Information supplied:
────────
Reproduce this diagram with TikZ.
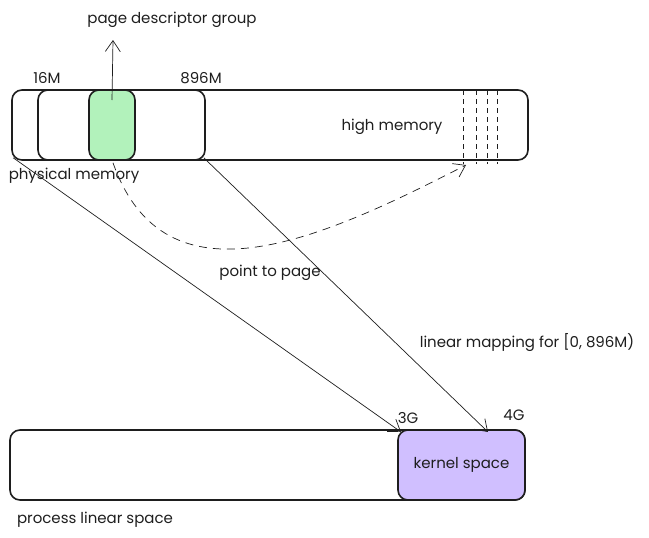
\documentclass[tikz,border=0pt]{standalone}
\usepackage{fontspec}
\setmainfont{Poppins}
\usetikzlibrary{arrows.meta,positioning}
\definecolor{inkline}{HTML}{1E1E1E}
\definecolor{pagegreen}{HTML}{B2F2BB}
\definecolor{kernelpurple}{HTML}{D0BFFF}
\begin{document}
\begin{tikzpicture}
    [
        x=1pt, y=-1pt,
        MemBox/.style={rectangle, rounded corners=10pt, draw=inkline, line width=1.6pt, inner sep=0pt},
        Label/.style={text=inkline, font=\fontsize{15}{17}\selectfont, inner sep=1pt},
        Mapping/.style={draw=inkline, line width=0.7pt, -{Straight Barb[length=11pt,width=15pt]}}
    ]
    \useasboundingbox (0,0) rectangle (649,538);

    % physical memory
    \node[MemBox, minimum width=516pt, minimum height=70pt] (physical_memory) at (270,125) {};
    \node[MemBox, minimum width=167pt, minimum height=70pt] (low_memory) at (121.5,125) {};
    \node[MemBox, fill=pagegreen, minimum width=46pt, minimum height=70pt] (page_group) at (112,125) {};
    \node[Label] (label_physical) at (74,176) {physical memory};
    \node[Label] (label_16M) at (47,78) {16M};
    \node[Label] (label_896M) at (201,78) {896M};
    \node[Label] (label_high) at (392,127) {high memory};
    \node[Label] (label_group) at (172,20) {page descriptor group};
    \foreach \x in {463,476,487,497}
        \draw[inkline, line width=0.8pt, dash pattern=on 5pt off 4pt] (\x,90) -- (\x,164);

    % process linear space
    \node[MemBox, minimum width=515pt, minimum height=70pt] (process_space) at (267.5,465) {};
    \node[MemBox, fill=kernelpurple, minimum width=127pt, minimum height=70pt] (kernel_space) at (461.5,465) {};
    \node[Label] at (kernel_space.center) (label_kernel) {kernel space};
    \node[Label] (label_3G) at (408,418) {3G};
    \node[Label] (label_4G) at (514,415) {4G};
    \node[Label] (label_process) at (95,520) {process linear space};

    \node[Label] (label_point) at (270,273) {point to page};
    \node[Label] (label_linear) at (527,343) {linear mapping for [0, 896M)};

    % connectors
    \coordinate (group_top) at (113,40);
    \coordinate (high_end) at (466,165);
    \coordinate (g3_end) at (401,432);
    \coordinate (g4_end) at (488,432);
    \draw[Mapping] (page_group.center |- 0,100) -- (group_top);
    \draw[Mapping] (physical_memory.south west) ++(2,-3) -- (g3_end);
    \draw[Mapping] (low_memory.south east) ++(-2,-3) -- (g4_end);
    \draw[Mapping, dash pattern=on 8pt off 6pt] (page_group.south) ++(1,2)
        .. controls (165,310) and (320,240) .. (high_end);
\end{tikzpicture}
\end{document}
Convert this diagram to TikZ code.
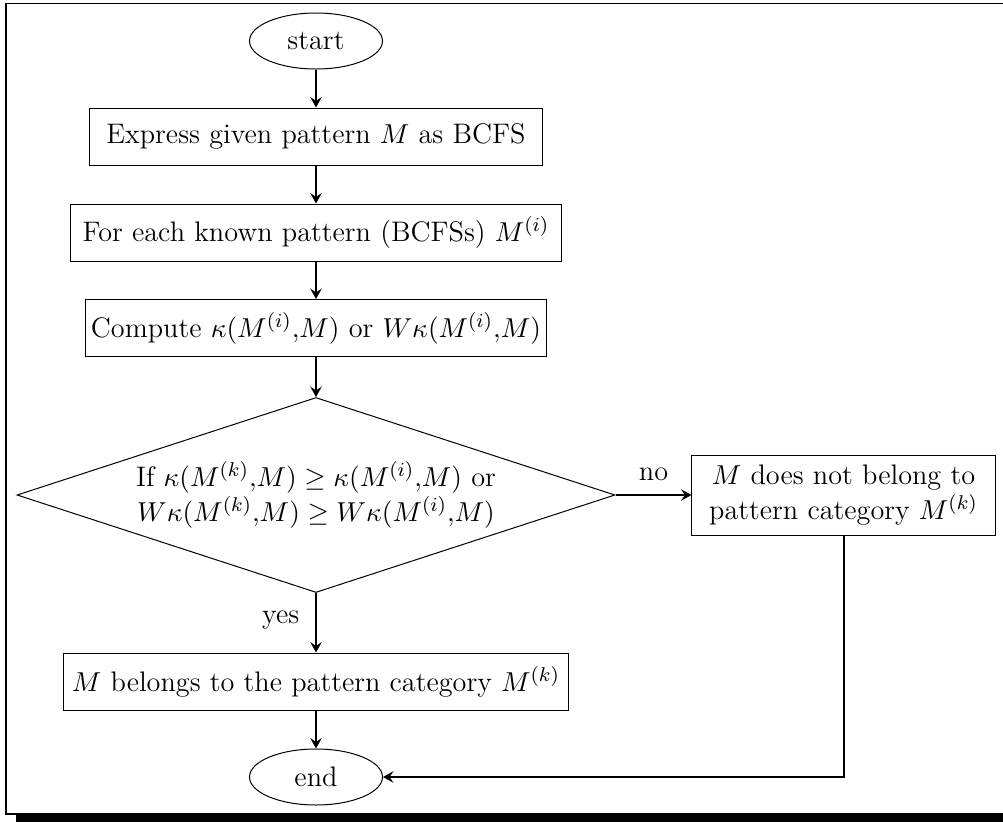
\documentclass[tikz,border=0pt]{standalone}
\usetikzlibrary{shapes.geometric,arrows.meta}
\begin{document}
\begin{tikzpicture}[x=0.4pt,y=-0.4pt,
  every node/.style={font=\fontsize{11.3pt}{14pt}\selectfont},
  box/.style={draw, line width=0.4pt, rectangle, inner sep=0pt, minimum height=22.8pt},
  term/.style={draw, line width=0.4pt, ellipse, inner sep=0pt, minimum width=53.2pt, minimum height=22.4pt},
  dia/.style={draw, line width=0.4pt, diamond, inner sep=0pt, minimum width=239.2pt, minimum height=78pt},
  arr/.style={line width=0.8pt, -{Stealth[length=4.2pt,width=4.6pt,inset=1.6pt]}},
  conn/.style={line width=0.8pt}]
\useasboundingbox (0,0) rectangle (1003,822);
% frame with shadow
\draw[line width=0.7pt] (1010,3.5) -- (6,3.5) -- (6,814) -- (1010,814);
\fill[black] (16,814.8) rectangle (1010,823);
% nodes
\node[term] (start) at (316,41) {start};
\node[box, minimum width=181.2pt] (b1) at (316,136.5) {Express given pattern $M$ as BCFS};
\node[box, minimum width=196pt] (b2) at (316,232.5) {For each known pattern (BCFSs) $M^{(i)}$};
\node[box, minimum width=184pt] (b3) at (316,328) {Compute $\kappa(M^{(i)}{,}M)$ or $W\kappa(M^{(i)}{,}M)$};
\node[dia] (dec) at (316,495) {};
\node[align=center, inner sep=0pt] (dect) at (dec) {If $\kappa(M^{(k)}{,}M)\geq\kappa(M^{(i)}{,}M)$ or\\ $W\kappa(M^{(k)}{,}M)\geq W\kappa(M^{(i)}{,}M)$};
\node[box, minimum width=121.2pt, minimum height=32pt, align=center] (nob) at (843.5,495.5) {$M$ does not belong to\\ pattern category $M^{(k)}$};
\node[box, minimum width=201.6pt] (b4) at (316,681.5) {$M$ belongs to the pattern category $M^{(k)}$};
\node[term] (stop) at (316,777) {end};
\coordinate (corner) at (843.5,777);
% connectors
\draw[arr] (start) -- (b1);
\draw[arr] (b1) -- (b2);
\draw[arr] (b2) -- (b3);
\draw[arr] (b3) -- (dec.north);
\draw[arr] (dec.east) -- node[above=2pt] (nolbl) {no} (dec.east -| nob.west);
\draw[arr] (dec.south) -- node[left=3pt, pos=0.45] (yeslbl) {yes} (b4.north);
\draw[arr] (b4) -- (stop);
\draw[arr] (nob.south -| corner) -- (corner) -- (stop.east);
\end{tikzpicture}
\end{document}
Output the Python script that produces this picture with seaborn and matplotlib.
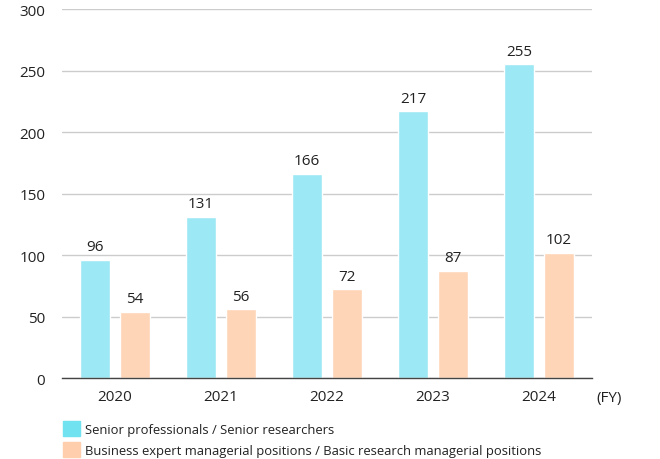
import numpy as np
import pandas as pd
import matplotlib
matplotlib.use('Agg')
import matplotlib.pyplot as plt
from matplotlib.patches import Patch
from matplotlib.ticker import FixedLocator, NullFormatter
import seaborn as sns

# --- Data ---
years = ['2020', '2021', '2022', '2023', '2024']
senior = [96, 131, 166, 217, 255]
managerial = [54, 56, 72, 87, 102]
series_names = ['Senior professionals / Senior researchers',
                'Business expert managerial positions / Basic research managerial positions']

df = pd.DataFrame({
    'year': years * 2,
    'value': senior + managerial,
    'series': [series_names[0]] * len(years) + [series_names[1]] * len(years),
})

bar_colors = ['#9ce8f4', '#ffd5b8']
legend_colors = ['#70e2f0', '#ffcfad']

sns.set_style('white')
plt.rcParams['font.family'] = ['Open Sans', 'DejaVu Sans']

fig = plt.figure(figsize=(6.6, 4.6), dpi=100)
ax = fig.add_axes([0.094, 0.176, 0.803, 0.802])

sns.barplot(data=df, x='year', y='value', hue='series', palette=bar_colors,
            saturation=1, width=0.755, gap=0.25, legend=False, ax=ax)

for cont in ax.containers:
    ax.bar_label(cont, padding=4, fontsize=11, color='#222222')

ax.set_ylim(0, 300)
ax.set_xlim(-0.5, len(years) - 0.5)
ax.set_yticks(range(0, 301, 50))
ax.grid(axis='y', color='#cccccc', linewidth=1)
ax.set_axisbelow(True)
for s in ['top', 'right', 'left']:
    ax.spines[s].set_visible(False)
ax.spines['bottom'].set_color('#444444')
ax.spines['bottom'].set_linewidth(1)

# group separators as tick marks below the axis
ax.xaxis.set_minor_locator(FixedLocator(np.arange(-0.5, len(years), 1.0)))
ax.xaxis.set_minor_formatter(NullFormatter())
ax.tick_params(axis='x', which='major', length=0, pad=8, labelsize=11, labelcolor='#222222')
ax.tick_params(axis='x', which='minor', length=5, width=1, color='#444444', direction='out')
ax.tick_params(axis='y', length=0, pad=12, labelsize=11, labelcolor='#222222')
ax.set_xlabel('')
ax.set_ylabel('')

fig.text(0.903, 0.133, '(FY)', fontsize=11, color='#222222', va='center')

handles = [Patch(color=c) for c in legend_colors]
fig.legend(handles, series_names, loc='lower left', bbox_to_anchor=(0.077, -0.022),
           frameon=False, fontsize=9.4, handlelength=1.3, handleheight=1.4,
           handletextpad=0.4, labelspacing=0.45, labelcolor='#222222')

fig.savefig('out.png', dpi=100)
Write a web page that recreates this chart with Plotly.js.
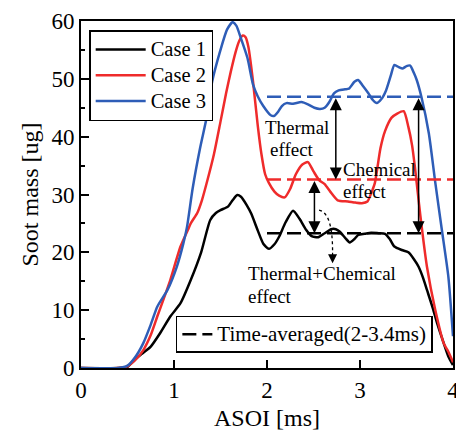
<!DOCTYPE html>
<html><head><meta charset="utf-8">
<script src="https://cdn.plot.ly/plotly-3.0.1.min.js"></script>
<style>html,body{margin:0;padding:0;background:#fff}#c{width:456px;height:433px}</style>
</head><body><div id="c"></div>
<script>
// Case 1 (black)
const x1 = [0,0.4,0.5,0.56,0.65,0.75,0.85,0.96,1.07,1.18,1.29,1.39,1.45,1.5,1.58,1.63,1.68,1.72,1.78,1.83,1.9,1.96,2.02,2.08,2.13,2.2,2.28,2.35,2.42,2.48,2.55,2.62,2.69,2.74,2.78,2.84,2.89,2.94,2.98,3.05,3.12,3.2,3.27,3.32,3.37,3.45,3.52,3.58,3.63,3.68,3.72,3.78,3.83,3.9,3.95,4.0];
const y1 = [0,0,0.2,1.2,2.4,3.7,6,8.9,11.2,15.2,19.9,25.6,26.8,27.3,27.9,29,29.9,29.6,28.2,26.7,23.8,21.5,20.6,21.4,22.7,25.2,27.2,25.8,23.9,22.8,22.6,23.3,24,24,23.6,22.5,21.7,22.3,23,23.2,23.4,23.3,23.2,22.3,21,20.4,20,18.8,17.5,15.5,13.5,10.5,7.7,4.3,2,0.5];
// Case 2 (red)
const x2 = [0,0.4,0.5,0.58,0.67,0.75,0.82,0.89,0.96,1.07,1.15,1.18,1.25,1.3,1.36,1.43,1.5,1.56,1.61,1.66,1.7,1.74,1.77,1.8,1.85,1.9,1.94,1.98,2.02,2.08,2.13,2.19,2.25,2.31,2.38,2.44,2.5,2.56,2.62,2.68,2.76,2.87,2.95,3.02,3.08,3.12,3.16,3.22,3.27,3.34,3.4,3.47,3.52,3.56,3.59,3.62,3.65,3.72,3.81,3.9,3.95,4.0];
const y2 = [0,0,0.3,1.3,3.1,5.7,8.9,12,15.2,21,23.9,25,26.8,29,32.5,37,42.6,47.5,51.2,54.5,56.5,57.5,57.2,55.5,49.5,42,37,33.5,32,30.5,29.8,29.5,31,33.5,35.2,35.6,34,32.5,31.8,30.5,29,28.8,28.6,28.5,28.8,30.2,32,38,41,43.3,44,44.4,41.7,38.5,34.8,30.5,26.2,17.5,10,4.3,2.8,1];
// Case 3 (blue)
const x3 = [0,0.4,0.5,0.58,0.67,0.75,0.82,0.93,1.03,1.1,1.14,1.2,1.28,1.36,1.41,1.5,1.57,1.63,1.67,1.72,1.79,1.85,1.9,1.96,2.04,2.08,2.12,2.16,2.21,2.28,2.37,2.44,2.51,2.57,2.62,2.67,2.72,2.77,2.84,2.88,2.94,2.98,3.03,3.09,3.14,3.18,3.23,3.28,3.33,3.37,3.42,3.46,3.5,3.54,3.58,3.61,3.66,3.74,3.81,3.88,3.95,4.0];
const y3 = [0,0,0.4,1.8,4.3,7.5,10.6,13.5,17.5,21.5,24.4,31,38,44,49.5,55,58.5,59.8,59.2,57,53.6,49,47,45.3,43.7,43.6,44.3,45.3,45.8,45.7,46,45.6,45,44.8,45,46,47.5,48,48.2,48.3,49.5,49.8,48.8,47.5,46.3,45.8,46.5,48,50.5,52.4,52,51.8,52.2,52.3,51,49.8,46.9,40.6,32,23.9,15.8,5.5];
// Time-averaged values (2-3.4 ms), drawn from 2 to 4 ms
const avgX = [2, 4];
const avg1 = 23.3, avg2 = 32.6, avg3 = 46.9;
const names = ['Case 1','Case 2','Case 3'];
const avgName = 'Time-averaged(2-3.4ms)';

const cBlack = '#000000', cRed = '#ef2b2b', cBlue = '#2e5db7';
const F = '"Liberation Serif"';
const lw = 2.5;
const big = (t, s) => '<span style="font-size:' + s + 'px">' + t + '</span>';

const traces = [
  {x:x1,y:y1,name:big(names[0],20.5),mode:'lines',line:{color:cBlack,width:lw,shape:'spline',smoothing:0.6}},
  {x:x2,y:y2,name:big(names[1],20.5),mode:'lines',line:{color:cRed,width:lw,shape:'spline',smoothing:0.6}},
  {x:x3,y:y3,name:big(names[2],20.5),mode:'lines',line:{color:cBlue,width:lw,shape:'spline',smoothing:0.6}},
  {x:avgX,y:[avg3,avg3],mode:'lines',showlegend:false,line:{color:cBlue,width:2.5,dash:'14px,6px'}},
  {x:avgX,y:[avg2,avg2],mode:'lines',showlegend:false,line:{color:cRed,width:2.5,dash:'14px,6px'}},
  {x:avgX,y:[avg1,avg1],mode:'lines',name:big(avgName,21),legend:'legend2',line:{color:cBlack,width:2.5,dash:'14px,6px'}}
];

function dArrow(x, ya, yb){
  return {x:x,y:yb,ax:x,ay:ya,xref:'x',yref:'y',axref:'x',ayref:'y',text:'',showarrow:true,
    arrowhead:2,startarrowhead:2,arrowside:'end+start',arrowsize:1.6,startarrowsize:1.6,arrowwidth:1.5,arrowcolor:'#000'};
}
function label(t,x,y){
  return {x:x,y:y,xref:'x',yref:'y',text:t,showarrow:false,xanchor:'left',yanchor:'middle',font:{family:F,size:19,color:'#000'}};
}
const annotations = [
  dArrow(2.74, avg3, avg2),
  dArrow(3.63, avg3, avg1),
  dArrow(2.51, avg2, avg1),
  {x:2.705,y:18.1,ax:2.705,ay:20.2,xref:'x',yref:'y',axref:'x',ayref:'y',text:'',showarrow:true,arrowhead:2,arrowsize:1.5,arrowwidth:1.2,arrowcolor:'#000'},
  label('Thermal',1.96,41.6),
  label('effect',2.01,37.8),
  label('Chemical',2.80,34.4),
  label('effect',2.80,30.6),
  label('Thermal+Chemical',1.77,16.3),
  label('effect',1.77,12.4)
];

const layout = {
  width:456,height:433,
  margin:{l:81,r:3,t:21,b:65},
  paper_bgcolor:'#fff',plot_bgcolor:'#fff',
  font:{family:F,color:'#000',size:23},
  showlegend:true,
  xaxis:{range:[0,4],dtick:1,tick0:0,ticks:'inside',ticklen:8,tickwidth:2,tickcolor:'#000',ticklabeloverflow:'allow',
    showline:true,linewidth:2,linecolor:'#000',mirror:true,showgrid:false,zeroline:false,
    tickfont:{family:F,size:23},title:{text:'ASOI [ms]',font:{family:F,size:24},standoff:8}},
  yaxis:{range:[0,60],dtick:10,tick0:0,ticks:'inside',ticklen:8,tickwidth:2,tickcolor:'#000',
    minor:{dtick:5,ticks:'inside',ticklen:4,tickwidth:2,tickcolor:'#000'},
    showline:true,linewidth:2,linecolor:'#000',mirror:true,showgrid:false,zeroline:false,
    tickfont:{family:F,size:23},title:{text:'Soot mass [ug]',font:{family:F,size:24},standoff:6}},
  legend:{x:0.022,y:0.974,xanchor:'left',yanchor:'top',bgcolor:'#fff',bordercolor:'#000',borderwidth:1.5,
    font:{family:F,size:17.5},itemwidth:50,tracegroupgap:0},
  legend2:{x:0.255,y:0.15,xanchor:'left',yanchor:'top',bgcolor:'#fff',bordercolor:'#000',borderwidth:1.5,
    font:{family:F,size:16},itemwidth:30},
  shapes:[{type:'path',xref:'x',yref:'y',path:'M 2.56,27.3 Q 2.705,26.8 2.705,20.2',
    line:{color:'#000',width:1.3,dash:'dot'}}],
  annotations:annotations
};
Plotly.newPlot('c',traces,layout,{staticPlot:true,displayModeBar:false});
</script></body></html>
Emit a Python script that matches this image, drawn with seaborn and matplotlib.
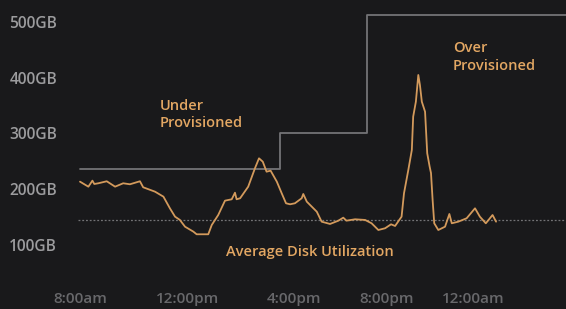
import numpy as np
import pandas as pd
import matplotlib
matplotlib.use("Agg")
import matplotlib.pyplot as plt
import seaborn as sns

# hours after 8:00am
util_hours = [0.0, 0.31, 0.46, 0.53, 0.68, 0.99, 1.30, 1.60, 1.85, 2.22, 2.34, 2.78,
              3.09, 3.33, 3.52, 3.70, 3.89, 4.20, 4.32, 4.75, 4.88, 5.12, 5.37, 5.62,
              5.74, 5.80, 5.93, 6.23, 6.48, 6.63, 6.77, 6.91, 7.06, 7.29, 7.47, 7.63,
              7.78, 7.96, 8.21, 8.27, 8.40, 8.77, 8.95, 9.26, 9.57, 9.75, 9.87, 10.19,
              10.56, 10.80, 11.05, 11.30, 11.52, 11.67, 11.91, 12.00, 12.16, 12.29, 12.34,
              12.44, 12.53, 12.59, 12.66, 12.78, 12.86, 12.95, 13.00, 13.06, 13.12, 13.27,
              13.52, 13.63, 13.68, 13.77, 14.01, 14.32, 14.63, 14.81, 15.03, 15.28, 15.41]
util_gb = [213.6, 204.6, 215.4, 209.4, 210.7, 214.3, 204.6, 210.7, 208.9, 214.3, 203.5, 195.6,
           186.7, 165.8, 150.8, 144.9, 132.8, 123.9, 119.2, 119.2, 135.9, 153.8, 179.5, 182.0,
           193.8, 182.0, 183.8, 204.6, 237.6, 255.5, 249.4, 231.5, 233.3, 213.6, 192.8, 174.8,
           173.0, 174.8, 183.8, 191.5, 177.7, 159.7, 141.8, 137.7, 143.6, 149.0, 143.6, 146.1,
           144.9, 138.9, 126.9, 130.0, 137.1, 134.1, 150.8, 192.8, 234.6, 270.4, 330.2,
           357.1, 405.0, 387.0, 357.1, 339.1, 264.5, 240.5, 229.0, 180.7, 138.9, 126.9,
           132.8, 148.4, 155.6, 138.9, 141.8, 147.9, 165.8, 150.8, 138.9, 153.8, 141.8]

# provisioned capacity (step changes)
prov_hours = [0.0, 7.41, 10.63, 18.0]
prov_gb = [236, 301, 513, 513]

avg_gb = 144

y_ticks = [100, 200, 300, 400, 500]
y_labels = ["100GB", "200GB", "300GB", "400GB", "500GB"]
x_ticks = [0.0, 4.0, 7.93, 11.37, 14.56]
x_labels = ["8:00am", "12:00pm", "4:00pm", "8:00pm", "12:00am"]

bg = "#19191b"
orange = "#d39a5c"
text_orange = "#e3a763"
grey_line = "#737376"

sns.set_theme(style="dark", rc={
    "figure.facecolor": bg,
    "axes.facecolor": bg,
    "axes.edgecolor": bg,
    "axes.grid": False,
})
plt.rcParams["font.family"] = ["Open Sans", "DejaVu Sans"]

fig = plt.figure(figsize=(5.66, 3.09), dpi=100)
ax = fig.add_axes([78 / 566, 24 / 309, 488 / 566, 285 / 309])

util = pd.DataFrame({"hour": util_hours, "gb": util_gb})
prov = pd.DataFrame({"hour": prov_hours, "gb": prov_gb})

sns.lineplot(data=prov, x="hour", y="gb", ax=ax, color=grey_line, linewidth=1.3,
             drawstyle="steps-post", estimator=None, sort=False)
ax.axhline(avg_gb, color=grey_line, linewidth=0.9, linestyle=(0, (1.5, 1.5)))
sns.lineplot(data=util, x="hour", y="gb", ax=ax, color=orange, linewidth=1.3,
             estimator=None, sort=False, solid_joinstyle="round")

ax.text(2.96, 334, "Under\nProvisioned", color=text_orange, fontsize=10.5,
        fontweight="semibold", ha="left", va="center", linespacing=1.35)
ax.text(13.81, 437, "Over\nProvisioned", color=text_orange, fontsize=10.5,
        fontweight="semibold", ha="left", va="center", linespacing=1.35)
ax.text(5.41, 87, "Average Disk Utilization", color=text_orange, fontsize=10.5,
        fontweight="semibold", ha="left", va="center")

ax.set_xlim(-0.074, 18.0)
ax.set_ylim(28.2, 539.5)
ax.set_yticks(y_ticks)
ax.set_yticklabels(y_labels, fontweight="semibold")
ax.set_xticks(x_ticks)
ax.set_xticklabels(x_labels, fontweight="semibold")
ax.set_xlabel("")
ax.set_ylabel("")
ax.tick_params(axis="y", length=0, pad=15, labelsize=11.2, labelcolor="#9c9c9e")
ax.tick_params(axis="x", length=0, pad=5, labelsize=11, labelcolor="#68686b")
for s in ax.spines.values():
    s.set_visible(False)

fig.savefig("out.png", dpi=100, facecolor=bg)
────────
Task description: Repeat the lines of the listing above verbatim, beginning at its first line and ending at the line containing "(0,0) rectangle (649,538);", which is included. Omit pictures.

Correct result:
Reproduce this diagram with TikZ.
\documentclass[tikz,border=0pt]{standalone}
\usepackage{fontspec}
\setmainfont{Poppins}
\usetikzlibrary{arrows.meta,positioning}
\definecolor{inkline}{HTML}{1E1E1E}
\definecolor{pagegreen}{HTML}{B2F2BB}
\definecolor{kernelpurple}{HTML}{D0BFFF}
\begin{document}
\begin{tikzpicture}
    [
        x=1pt, y=-1pt,
        MemBox/.style={rectangle, rounded corners=10pt, draw=inkline, line width=1.6pt, inner sep=0pt},
        Label/.style={text=inkline, font=\fontsize{15}{17}\selectfont, inner sep=1pt},
        Mapping/.style={draw=inkline, line width=0.7pt, -{Straight Barb[length=11pt,width=15pt]}}
    ]
    \useasboundingbox (0,0) rectangle (649,538);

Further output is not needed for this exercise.